Sounds of silence

Paul Simon crooned about the “sound of silence”—a concept I was pondering the other night as the frogs behind my house sent their glorious music in my open window.
I decided there really is no such thing as silence, or maybe it is silence that lets us listen or hear.
Even when the world is extremely quiet, we still can hear the blood in our ears, the beating of our heart.
The ceiling fan is spinning over my head at this moment, its gentle rhythm calming and cooling. The refrigerator is humming, the clock ticking.
All these sounds form the soundtrack of my existence—a unique collection of whines and ticks and tocks and whistles. The sounds of your soundtrack are yours alone.
The frogs sing and serenade, and I wonder if the frogs know each other’s voices. “There goes Emmett again,” one frog might say to another. “Same old tune.”
There is a power that comes with recognizing sound, as if each of us has our own data bank of images that are triggered by certain sounds. All mothers know the sound of their infants be they foals or penguins or babies; they are connected by their own special sound.
The sound of frogs is a direct link to my childhood, as is a bawling cow or calf or a horse’s whinny or the chiggity-chug of my dad’s John Deere 70 and the pop of the hand-clutch and the clang of the trip bucket.
They are the sounds that fill my repertoire of comfortable familiarity; the sound that makes me pause and exhale.
A slamming screen door takes me to Reef Point at my aunt’s cabin and I instantly listen for the pounding of bare feet down to the lake. Sheets snapping on the clothesline, straining almost to come free, conjure up my mother, her hair in a red bandana, singing as she anchors the sheets on the wind.
The sound of my dad’s foot on the wooden steps leading to the second floor of our farm house tell me his state of mind, the sound of weariness, of disappointment or joy.
It was all there in the sound that echoed from his shoes up the staircase to me.
On my recent visit home to Fort Frances, I heard floatplanes taking off from Rainy Lake. There is nothing like that sound to mark the beginning of fishing season.

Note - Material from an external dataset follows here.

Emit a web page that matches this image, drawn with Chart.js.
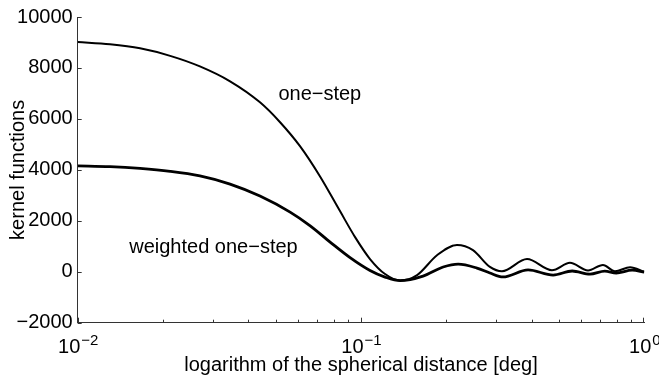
<!DOCTYPE html>
<html>
<head>
<meta charset="utf-8">
<script src="https://cdn.jsdelivr.net/npm/chart.js@4.4.1/dist/chart.umd.min.js"></script>
<style>
  html, body { margin: 0; padding: 0; background: #fff; }
  #wrap { width: 659px; height: 380px; }
</style>
</head>
<body>
<div id="wrap"><canvas id="chart"></canvas></div>
<script>
// values
const oneStepX = [0.0100, 0.0130, 0.0166, 0.0212, 0.0270, 0.0345, 0.0440, 0.0518, 0.0609, 0.0716,
  0.0843, 0.0953, 0.1076, 0.1216, 0.1374, 0.1578, 0.1855, 0.2182, 0.2484, 0.2851,
  0.3145, 0.3855, 0.4721, 0.5466, 0.6329, 0.7146, 0.7880, 0.8909, 1.0000];
const oneStepY = [9020, 8930, 8770, 8475, 8060, 7475, 6650, 5870, 4930, 3750,
  2380, 1360, 500, -90, -340, -130, 650, 1050, 850, 190,
  20, 500, 60, 350, 50, 265, 20, 180, 0];

const weightedX = [0.0100, 0.0130, 0.0166, 0.0212, 0.0270, 0.0345, 0.0440, 0.0562, 0.0660, 0.0778,
  0.0915, 0.1076, 0.1216, 0.1374, 0.1656, 0.1950, 0.2203, 0.2566, 0.2851, 0.3170,
  0.3888, 0.4766, 0.5565, 0.6431, 0.7254, 0.7962, 0.9059, 1.0000];
const weightedY = [4155, 4125, 4055, 3940, 3760, 3440, 2970, 2340, 1810, 1165,
  555, 50, -210, -350, -170, 185, 300, 145, -50, -205,
  70, -130, 30, -95, 25, -50, 60, -10];

const yTicks = [-2000, 0, 2000, 4000, 6000, 8000, 10000];
const xTicks = [0.01, 0.1, 1];
const xTickExp = ["\u22122", "\u22121", "0"];
const seriesNames = ["one\u2212step", "weighted one\u2212step"];

const FONT = "'Liberation Sans', Arial, sans-serif";

const toPoints = (xs, ys) => xs.map((x, i) => ({ x: x, y: ys[i] }));

// tick marks pointing inward, superscript x labels, text labels on the curves
const axisDecor = {
  id: "axisDecor",
  afterDraw(chart) {
    const ctx = chart.ctx;
    const xs = chart.scales.x;
    const ys = chart.scales.y;
    const area = chart.chartArea;

    ctx.save();
    ctx.strokeStyle = "#333";
    ctx.lineWidth = 1;
    ctx.beginPath();
    yTicks.forEach((v) => {
      const py = Math.round(ys.getPixelForValue(v)) + 0.5;
      ctx.moveTo(area.left, py);
      ctx.lineTo(area.left + 4, py);
    });
    for (let d = -2; d < 0; d++) {
      for (let m = 1; m <= 9; m++) {
        const px = Math.round(xs.getPixelForValue(m * Math.pow(10, d))) + 0.5;
        const len = m === 1 ? 5 : 3;
        ctx.moveTo(px, area.bottom);
        ctx.lineTo(px, area.bottom - len);
      }
    }
    const pEnd = Math.round(xs.getPixelForValue(1)) - 0.5;
    ctx.moveTo(pEnd, area.bottom);
    ctx.lineTo(pEnd, area.bottom - 5);
    ctx.stroke();

    // x tick labels: 10 with exponent
    ctx.fillStyle = "#000";
    ctx.textBaseline = "alphabetic";
    ctx.textAlign = "left";
    xTicks.forEach((v, i) => {
      const px = xs.getPixelForValue(v);
      ctx.font = "20px " + FONT;
      const wBase = ctx.measureText("10").width;
      ctx.font = "15px " + FONT;
      const wExp = ctx.measureText(xTickExp[i]).width;
      const x0 = px - (wBase + wExp) / 2;
      const base = area.bottom + 30;
      ctx.font = "20px " + FONT;
      ctx.fillText("10", x0, base);
      ctx.font = "15px " + FONT;
      ctx.fillText(xTickExp[i], x0 + wBase + 1, base - 8);
    });

    // curve labels
    ctx.font = "20px " + FONT;
    ctx.fillText(seriesNames[0], xs.getPixelForValue(0.0511), ys.getPixelForValue(6730));
    ctx.fillText(seriesNames[1], xs.getPixelForValue(0.0152), ys.getPixelForValue(720));
    ctx.restore();
  },
};

new Chart(document.getElementById("chart"), {
  type: "line",
  data: {
    datasets: [
      {
        label: seriesNames[0],
        data: toPoints(oneStepX, oneStepY),
        borderColor: "#000",
        borderWidth: 2,
        pointRadius: 0,
        cubicInterpolationMode: "monotone",
        fill: false,
      },
      {
        label: seriesNames[1],
        data: toPoints(weightedX, weightedY),
        borderColor: "#000",
        borderWidth: 2.8,
        pointRadius: 0,
        cubicInterpolationMode: "monotone",
        fill: false,
      },
    ],
  },
  options: {
    responsive: true,
    maintainAspectRatio: false,
    animation: false,
    layout: { padding: { top: 16.7, right: 14.7, bottom: 0, left: 0 } },
    plugins: {
      legend: { display: false },
      tooltip: { enabled: false },
    },
    scales: {
      x: {
        type: "logarithmic",
        min: 0.01,
        max: 1,
        grid: { display: false, drawTicks: false },
        border: { display: true, color: "#333", width: 1 },
        ticks: { display: false },
        title: {
          display: true,
          text: "logarithm of the spherical distance [deg]",
          color: "#000",
          font: { family: FONT, size: 20 },
          padding: { top: 0, bottom: 3 },
        },
        afterFit: (scale) => { scale.height = 57.3; },
      },
      y: {
        min: -2000,
        max: 10000,
        grid: { display: false, drawTicks: false },
        border: { display: true, color: "#333", width: 1 },
        afterBuildTicks: (scale) => { scale.ticks = yTicks.map((v) => ({ value: v })); },
        ticks: {
          color: "#000",
          padding: 5,
          font: { family: FONT, size: 20 },
          callback: (v) => (v < 0 ? "\u2212" + Math.abs(v) : String(v)),
        },
        title: {
          display: true,
          text: "kernel functions",
          color: "#000",
          font: { family: FONT, size: 20 },
          padding: { top: 6, bottom: 0 },
        },
        afterFit: (scale) => { scale.width = 77.7; },
      },
    },
  },
  plugins: [axisDecor],
});
</script>
</body>
</html>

There was a time when I knew the difference between the sound of the Beaver and the Twin-Beech and the Cessna 206, when I could hear the whine and wait for the plane to come into view—a personal bet with myself to see if my guess was right.
But no other floatplane had a more magnificent rumble than the mighty Norseman. She leaned back on her floats and growled deeply until she could level off on the water and lift off, suddenly weightless and graceful.
CF-BSB, with her white belly and black wings and red trim, had a particularly delicious growl and you could hear her voice echo across the bay right into downtown Fort Frances.
I loved that sound, and imagined the green-eyed pilot with the very white teeth at the controls, happy beyond happy to be flying her.
The clickety-clack of the freight train is a nuisance to some and a melody to others. My family did a train trip west when I was 10 and I remember the rhythmic jiggle in the sleeping berth with my sister as we made up songs using the train’s clickety-clack as our percussion.
The sound of horses’ hooves pounding on the packed mud made the earth seem hollow. The sound of my baby sucking on her thumb as she drifted off to sleep comforted me. The squeak of the rusty swing whining in rhythm to the tiny legs pumping higher and higher made me smile.
It is music, beautiful music, the sounds of my life. I wonder what the sounds of your life are when silence allows you to hear them.